-- Begin THE RECORDS --

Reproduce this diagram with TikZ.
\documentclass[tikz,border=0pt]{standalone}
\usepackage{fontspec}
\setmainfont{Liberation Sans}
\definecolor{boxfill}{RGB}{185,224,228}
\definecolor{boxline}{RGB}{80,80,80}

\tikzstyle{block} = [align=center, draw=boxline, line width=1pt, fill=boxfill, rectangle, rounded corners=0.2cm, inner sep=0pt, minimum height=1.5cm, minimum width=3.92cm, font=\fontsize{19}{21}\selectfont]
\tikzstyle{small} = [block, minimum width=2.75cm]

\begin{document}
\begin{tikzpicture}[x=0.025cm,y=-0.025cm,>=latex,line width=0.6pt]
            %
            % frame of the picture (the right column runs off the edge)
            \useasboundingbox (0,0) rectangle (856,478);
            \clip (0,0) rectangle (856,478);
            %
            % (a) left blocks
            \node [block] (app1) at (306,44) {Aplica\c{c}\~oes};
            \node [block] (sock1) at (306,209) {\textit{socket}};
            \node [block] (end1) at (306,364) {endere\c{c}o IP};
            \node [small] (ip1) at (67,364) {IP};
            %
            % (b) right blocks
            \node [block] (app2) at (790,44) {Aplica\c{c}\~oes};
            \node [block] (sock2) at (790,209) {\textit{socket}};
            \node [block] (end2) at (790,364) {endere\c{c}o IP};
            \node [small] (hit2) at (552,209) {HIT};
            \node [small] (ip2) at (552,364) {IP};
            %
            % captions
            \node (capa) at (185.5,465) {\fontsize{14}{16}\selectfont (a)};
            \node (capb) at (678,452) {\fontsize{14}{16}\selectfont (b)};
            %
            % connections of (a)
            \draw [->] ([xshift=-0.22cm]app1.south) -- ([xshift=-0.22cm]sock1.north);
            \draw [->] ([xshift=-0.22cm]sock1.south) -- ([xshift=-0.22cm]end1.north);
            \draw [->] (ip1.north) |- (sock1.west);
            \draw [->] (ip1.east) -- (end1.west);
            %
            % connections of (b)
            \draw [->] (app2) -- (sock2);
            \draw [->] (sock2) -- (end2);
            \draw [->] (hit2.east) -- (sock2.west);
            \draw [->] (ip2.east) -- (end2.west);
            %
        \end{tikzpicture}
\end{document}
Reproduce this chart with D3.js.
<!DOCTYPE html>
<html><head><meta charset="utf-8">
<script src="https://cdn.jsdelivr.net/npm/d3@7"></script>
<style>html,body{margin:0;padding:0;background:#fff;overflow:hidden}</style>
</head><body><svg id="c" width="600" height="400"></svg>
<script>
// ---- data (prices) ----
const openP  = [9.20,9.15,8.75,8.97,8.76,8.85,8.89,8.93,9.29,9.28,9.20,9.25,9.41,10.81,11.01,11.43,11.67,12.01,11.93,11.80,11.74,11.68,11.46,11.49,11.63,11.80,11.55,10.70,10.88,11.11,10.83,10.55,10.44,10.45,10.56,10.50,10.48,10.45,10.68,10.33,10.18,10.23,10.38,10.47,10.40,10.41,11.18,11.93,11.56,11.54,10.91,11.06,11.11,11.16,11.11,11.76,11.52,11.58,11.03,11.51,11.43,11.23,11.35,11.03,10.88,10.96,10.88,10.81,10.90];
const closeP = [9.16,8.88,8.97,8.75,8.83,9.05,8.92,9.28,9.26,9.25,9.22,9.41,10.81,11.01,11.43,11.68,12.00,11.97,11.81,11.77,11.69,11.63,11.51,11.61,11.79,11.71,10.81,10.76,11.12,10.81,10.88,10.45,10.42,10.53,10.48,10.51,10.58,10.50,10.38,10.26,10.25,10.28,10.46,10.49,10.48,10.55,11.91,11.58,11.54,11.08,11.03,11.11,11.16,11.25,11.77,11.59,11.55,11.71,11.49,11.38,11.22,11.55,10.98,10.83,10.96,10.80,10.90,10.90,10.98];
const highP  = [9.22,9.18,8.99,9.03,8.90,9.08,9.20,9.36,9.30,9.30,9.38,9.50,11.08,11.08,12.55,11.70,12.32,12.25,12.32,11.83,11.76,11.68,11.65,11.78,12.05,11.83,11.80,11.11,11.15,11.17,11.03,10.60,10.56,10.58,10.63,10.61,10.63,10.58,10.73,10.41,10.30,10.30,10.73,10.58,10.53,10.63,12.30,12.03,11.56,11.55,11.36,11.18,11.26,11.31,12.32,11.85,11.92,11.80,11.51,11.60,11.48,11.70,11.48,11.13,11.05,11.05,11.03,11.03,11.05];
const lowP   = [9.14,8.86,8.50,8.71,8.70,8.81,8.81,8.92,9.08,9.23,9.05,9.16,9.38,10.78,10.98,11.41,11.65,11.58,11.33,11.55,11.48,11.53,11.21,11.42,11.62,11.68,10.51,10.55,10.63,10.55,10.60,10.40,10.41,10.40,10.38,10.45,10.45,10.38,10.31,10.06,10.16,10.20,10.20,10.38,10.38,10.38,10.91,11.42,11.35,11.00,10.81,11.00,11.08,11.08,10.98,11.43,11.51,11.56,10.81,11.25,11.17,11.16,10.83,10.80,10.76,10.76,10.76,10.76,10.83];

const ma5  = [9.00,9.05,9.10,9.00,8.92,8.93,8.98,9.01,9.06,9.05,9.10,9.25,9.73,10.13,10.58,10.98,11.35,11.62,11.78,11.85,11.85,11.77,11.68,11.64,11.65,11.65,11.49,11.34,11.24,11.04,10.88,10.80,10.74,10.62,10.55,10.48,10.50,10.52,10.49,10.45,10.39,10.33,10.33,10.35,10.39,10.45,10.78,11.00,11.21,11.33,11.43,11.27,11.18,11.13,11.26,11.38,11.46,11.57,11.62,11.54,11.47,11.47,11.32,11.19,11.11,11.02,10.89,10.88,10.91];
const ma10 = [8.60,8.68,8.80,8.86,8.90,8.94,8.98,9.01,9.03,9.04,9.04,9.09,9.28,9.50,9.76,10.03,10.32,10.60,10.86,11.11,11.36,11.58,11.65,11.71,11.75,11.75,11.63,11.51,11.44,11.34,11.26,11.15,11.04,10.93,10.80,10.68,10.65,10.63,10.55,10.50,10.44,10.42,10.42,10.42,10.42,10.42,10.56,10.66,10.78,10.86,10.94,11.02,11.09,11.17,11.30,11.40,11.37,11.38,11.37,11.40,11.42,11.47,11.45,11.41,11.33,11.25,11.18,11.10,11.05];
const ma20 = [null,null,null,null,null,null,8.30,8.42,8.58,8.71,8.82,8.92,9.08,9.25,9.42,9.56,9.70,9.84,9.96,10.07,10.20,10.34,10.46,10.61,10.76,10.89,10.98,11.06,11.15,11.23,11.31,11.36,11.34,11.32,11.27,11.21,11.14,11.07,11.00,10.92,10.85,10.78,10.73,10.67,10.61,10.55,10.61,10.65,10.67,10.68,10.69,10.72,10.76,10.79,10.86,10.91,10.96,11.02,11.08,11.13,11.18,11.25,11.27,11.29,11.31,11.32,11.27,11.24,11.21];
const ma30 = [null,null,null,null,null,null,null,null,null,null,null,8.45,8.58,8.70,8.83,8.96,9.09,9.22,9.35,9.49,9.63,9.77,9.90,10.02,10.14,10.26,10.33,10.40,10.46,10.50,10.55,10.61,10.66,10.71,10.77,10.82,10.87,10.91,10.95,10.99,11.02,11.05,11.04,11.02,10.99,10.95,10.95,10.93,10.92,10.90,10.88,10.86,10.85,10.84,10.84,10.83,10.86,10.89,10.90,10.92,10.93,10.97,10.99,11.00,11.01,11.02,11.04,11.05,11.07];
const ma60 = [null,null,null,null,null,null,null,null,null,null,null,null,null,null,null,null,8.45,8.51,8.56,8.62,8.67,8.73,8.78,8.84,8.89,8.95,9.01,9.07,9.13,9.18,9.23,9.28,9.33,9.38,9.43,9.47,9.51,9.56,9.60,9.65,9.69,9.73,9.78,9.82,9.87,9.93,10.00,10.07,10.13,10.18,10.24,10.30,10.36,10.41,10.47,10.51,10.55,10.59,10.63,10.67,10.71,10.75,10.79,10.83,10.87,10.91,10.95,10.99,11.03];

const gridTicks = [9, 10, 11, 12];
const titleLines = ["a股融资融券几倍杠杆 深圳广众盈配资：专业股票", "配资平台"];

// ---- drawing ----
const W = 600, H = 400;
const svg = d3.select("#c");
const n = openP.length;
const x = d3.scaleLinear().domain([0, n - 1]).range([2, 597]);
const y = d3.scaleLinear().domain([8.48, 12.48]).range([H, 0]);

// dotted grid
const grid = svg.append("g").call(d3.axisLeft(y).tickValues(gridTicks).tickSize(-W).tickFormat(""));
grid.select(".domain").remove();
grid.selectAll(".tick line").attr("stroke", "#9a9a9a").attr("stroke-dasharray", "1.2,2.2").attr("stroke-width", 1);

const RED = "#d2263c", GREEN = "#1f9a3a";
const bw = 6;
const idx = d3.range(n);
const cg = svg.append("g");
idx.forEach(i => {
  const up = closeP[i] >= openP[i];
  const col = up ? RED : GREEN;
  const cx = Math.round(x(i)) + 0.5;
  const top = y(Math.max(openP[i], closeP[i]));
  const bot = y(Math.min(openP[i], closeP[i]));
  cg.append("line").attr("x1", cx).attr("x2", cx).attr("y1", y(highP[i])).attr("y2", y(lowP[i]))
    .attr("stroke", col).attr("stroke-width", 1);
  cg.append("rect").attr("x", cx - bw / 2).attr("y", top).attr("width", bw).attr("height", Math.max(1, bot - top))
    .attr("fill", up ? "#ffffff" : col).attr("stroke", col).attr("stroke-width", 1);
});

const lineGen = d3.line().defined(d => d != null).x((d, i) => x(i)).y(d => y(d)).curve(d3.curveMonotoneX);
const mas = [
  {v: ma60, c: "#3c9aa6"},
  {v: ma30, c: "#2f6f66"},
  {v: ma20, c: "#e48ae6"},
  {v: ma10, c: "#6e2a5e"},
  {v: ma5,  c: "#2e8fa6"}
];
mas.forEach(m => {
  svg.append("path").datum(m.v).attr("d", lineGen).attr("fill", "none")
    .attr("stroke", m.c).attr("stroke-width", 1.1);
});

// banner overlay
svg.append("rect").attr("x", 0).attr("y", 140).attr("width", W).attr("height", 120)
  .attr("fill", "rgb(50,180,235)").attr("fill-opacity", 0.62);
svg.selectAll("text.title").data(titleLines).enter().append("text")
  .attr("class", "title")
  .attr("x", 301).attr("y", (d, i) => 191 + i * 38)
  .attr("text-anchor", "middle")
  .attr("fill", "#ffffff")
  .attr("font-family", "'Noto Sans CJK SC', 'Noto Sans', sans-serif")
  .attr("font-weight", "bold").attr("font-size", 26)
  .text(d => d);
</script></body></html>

-- End THE RECORDS --

OBJECTIVE: Look above and return each line of the records exactly, from the very first through the line with "[block, minimum width=2.75cm]", both included.

EXERCISE RESPONSE:
Reproduce this diagram with TikZ.
\documentclass[tikz,border=0pt]{standalone}
\usepackage{fontspec}
\setmainfont{Liberation Sans}
\definecolor{boxfill}{RGB}{185,224,228}
\definecolor{boxline}{RGB}{80,80,80}

\tikzstyle{block} = [align=center, draw=boxline, line width=1pt, fill=boxfill, rectangle, rounded corners=0.2cm, inner sep=0pt, minimum height=1.5cm, minimum width=3.92cm, font=\fontsize{19}{21}\selectfont]
\tikzstyle{small} = [block, minimum width=2.75cm]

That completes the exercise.